Automated Optimization Algorithms
Rather than requiring engineers to manually test each scenario, modern simulation platforms are incorporating optimization algorithms that search the design space automatically. The engineer defines the constraints and objectives such as minimum torque, lowest cost, or maximum reservoir exposure and the algorithm tests hundreds or thousands of trajectory and equipment combinations to find the best solution. This automation dramatically expands the scope of pre-visualization and ensures that the selected plan is truly optimal rather than simply satisfactory.
These technologies are well documented in industry publications and technical conferences. For readers interested in deeper technical details, SPE offers extensive resources on directional drilling simulation, and OnePetro provides access to peer-reviewed papers on topics such as torque and drag modeling and real-time simulation. The International Association of Drilling Contractors also publishes case studies that demonstrate the practical benefits of 3D pre-visualization in challenging drilling environments.
Integrating 3D Pre-Visualization into Standard Drilling Workflows
For operators that have not yet adopted advanced 3D modeling and simulation tools, the path to integration begins with a clear understanding of the specific problems they hope to solve. An operator drilling a single vertical well in a well-understood reservoir may need a different level of simulation sophistication than an operator planning a multi-well pad with extended-reach laterals. Starting with a focused application, such as anti-collision analysis for a congested platform, allows the team to build familiarity with the tools and demonstrate value before expanding the scope.
Training and change management are also critical. Engineers must learn not only how to operate the simulation software but also how to interpret the results and communicate them effectively to the broader team. Many software vendors offer structured training programs, and several industry organizations provide certification courses in directional drilling simulation. Investing in this training upfront ensures that the technology delivers its full potential.

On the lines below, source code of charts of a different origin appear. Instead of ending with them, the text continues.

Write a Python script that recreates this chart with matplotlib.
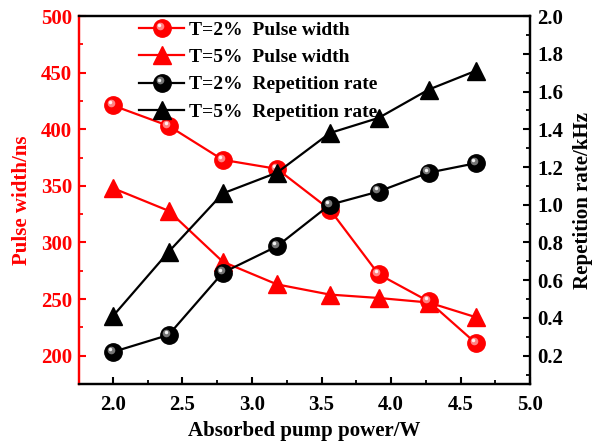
import numpy as np
import matplotlib
matplotlib.use("Agg")
import matplotlib.pyplot as plt
from matplotlib.ticker import MultipleLocator
from matplotlib.transforms import offset_copy, ScaledTranslation
from matplotlib.legend_handler import HandlerTuple, HandlerLine2D

plt.rcParams['font.family'] = ['Liberation Serif', 'DejaVu Serif']
plt.rcParams['font.weight'] = 'bold'

# absorbed pump power (W)
power = [2.0, 2.4, 2.79, 3.18, 3.56, 3.91, 4.27, 4.61]

# pulse width (ns)
pw_t2 = [421, 403, 373, 365, 329, 272, 248, 211]
pw_t5 = [348, 328, 283, 263, 254, 251, 247, 234]

# repetition rate (kHz)
rr_t2 = [0.22, 0.31, 0.64, 0.78, 1.00, 1.07, 1.17, 1.22]
rr_t5 = [0.41, 0.75, 1.06, 1.17, 1.38, 1.46, 1.61, 1.71]

labels = ["T=2%  Pulse width", "T=5%  Pulse width",
          "T=2%  Repetition rate", "T=5%  Repetition rate"]

fig = plt.figure(figsize=(5.93, 4.45), dpi=100)
ax = fig.add_axes([0.133, 0.137, 0.761, 0.827])
ax2 = ax.twinx()

ms = 12.5
lw = 1.6
HL = [(-1.6, 1.6), (-2.2, 2.2)]  # highlight offsets in points


class ShiftedHandler(HandlerLine2D):
    def __init__(self, dx, dy, **kw):
        super().__init__(**kw)
        self.dx, self.dy = dx, dy

    def create_artists(self, legend, orig_handle, xdescent, ydescent,
                       width, height, fontsize, trans):
        trans = trans + ScaledTranslation(self.dx / 72, self.dy / 72,
                                          fig.dpi_scale_trans)
        return super().create_artists(legend, orig_handle, xdescent, ydescent,
                                      width, height, fontsize, trans)


def sphere(axis, x, y, light):
    # highlight spots that give the round markers their shaded look
    tr1 = offset_copy(axis.transData, fig=fig, x=HL[0][0], y=HL[0][1], units='points')
    tr2 = offset_copy(axis.transData, fig=fig, x=HL[1][0], y=HL[1][1], units='points')
    h, = axis.plot(x, y, 'o', ms=5.5, color=light, mec='none', alpha=0.85,
                   transform=tr1, zorder=5)
    h2, = axis.plot(x, y, 'o', ms=2.5, color='white', mec='none', alpha=0.9,
                    transform=tr2, zorder=6)
    return h, h2

l1, = ax.plot(power, pw_t2, '-o', color='red', lw=lw, ms=ms, mec='red', zorder=3)
s1 = sphere(ax, power, pw_t2, '#ff9a9a')
l2, = ax.plot(power, pw_t5, '-^', color='red', lw=lw, ms=ms + 1, mec='red', zorder=3)

l3, = ax2.plot(power, rr_t2, '-o', color='black', lw=lw, ms=ms, mec='black', zorder=3)
s3 = sphere(ax2, power, rr_t2, '#8a8a8a')
l4, = ax2.plot(power, rr_t5, '-^', color='black', lw=lw, ms=ms + 1, mec='black', zorder=3)

fs = 15
xt = np.arange(2.0, 5.01, 0.5)
ax.set_xticks(xt)
ax.set_xticklabels([f"{v:.1f}" for v in xt])
ax.xaxis.set_minor_locator(MultipleLocator(0.25))
ax.yaxis.set_major_locator(MultipleLocator(50))
ax.yaxis.set_minor_locator(MultipleLocator(25))
rt = np.arange(0.2, 2.01, 0.2)
ax2.set_yticks(rt)
ax2.set_yticklabels([f"{v:.1f}" for v in rt])
ax2.yaxis.set_minor_locator(MultipleLocator(0.1))

ax.set_xlim(1.755, 5.0)
ax.set_ylim(175, 500)
ax2.set_ylim(0.05, 2.0)

for a in (ax, ax2):
    for sp in a.spines.values():
        sp.set_linewidth(1.6)
    a.tick_params(which='major', direction='in', length=5, width=1.5, labelsize=fs, pad=5)
    a.tick_params(which='minor', direction='in', length=2.8, width=1.3)

ax.tick_params(axis='x', top=False, which='both', pad=8)
ax.tick_params(axis='y', colors='red', which='both')
ax.spines['left'].set_color('red')
ax2.spines['left'].set_color('red')
ax2.tick_params(axis='y', colors='black', which='both')

ax.set_xlabel("Absorbed pump power/W", fontsize=fs, fontweight='bold', labelpad=4)
ax.set_ylabel("Pulse width/ns", fontsize=fs, fontweight='bold', color='red', labelpad=6)
ax2.set_ylabel("Repetition rate/kHz", fontsize=fs, fontweight='bold', labelpad=7)

hmap = {tuple: HandlerTuple(ndivide=1, pad=0)}
for s in (s1, s3):
    hmap[s[0]] = ShiftedHandler(*HL[0])
    hmap[s[1]] = ShiftedHandler(*HL[1])

leg = ax2.legend([(l1, s1[0], s1[1]), l2, (l3, s3[0], s3[1]), l4], labels,
                 handler_map=hmap,
                 loc='upper left', bbox_to_anchor=(0.117, 1.007), frameon=False,
                 fontsize=14, handlelength=2.3, handletextpad=0.25,
                 labelspacing=0.5, borderaxespad=0, numpoints=1)
leg.set_zorder(10)

fig.savefig("out.png", dpi=100)
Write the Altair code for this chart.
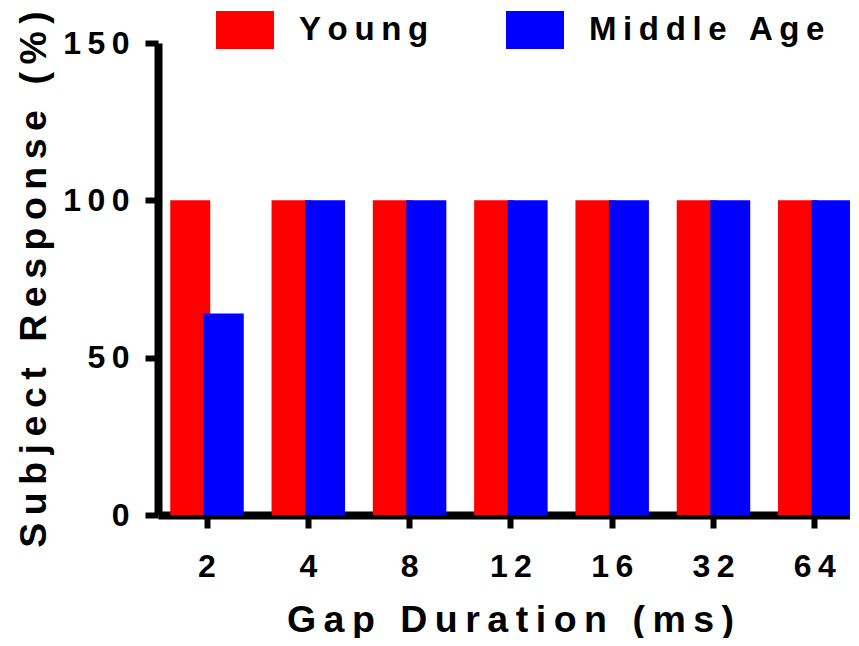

Finally, operators should establish a clear process for capturing and storing simulation results alongside actual drilling data. This archive becomes an institutional knowledge base that grows with every well and can be mined for insights that improve future pre-visualizations. Over time, the combination of advanced simulation tools and a disciplined learning culture creates a compounding advantage in drilling performance.
Conclusion
3D modeling and simulation tools have become essential for pre-visualizing directional drilling paths in a way that reduces risk, improves accuracy, and drives down costs. By constructing a digital environment that replicates the subsurface and the drilling system, engineers can test their plans against a wide range of conditions before any equipment is mobilized. The result is a drilling program that is more robust, better understood by the entire team, and more likely to be executed without costly surprises.
As geological targets become more challenging and drilling operations push the limits of what is mechanically achievable, the role of pre-visualization will only grow. Advances in AI, cloud computing, and immersive visualization are expanding what is possible in simulation, while the industry's focus on operational excellence and safety ensures that these capabilities will be put to good use. Operators who invest in building a strong pre-visualization capability today are positioning themselves to drill the wells of tomorrow with confidence and precision.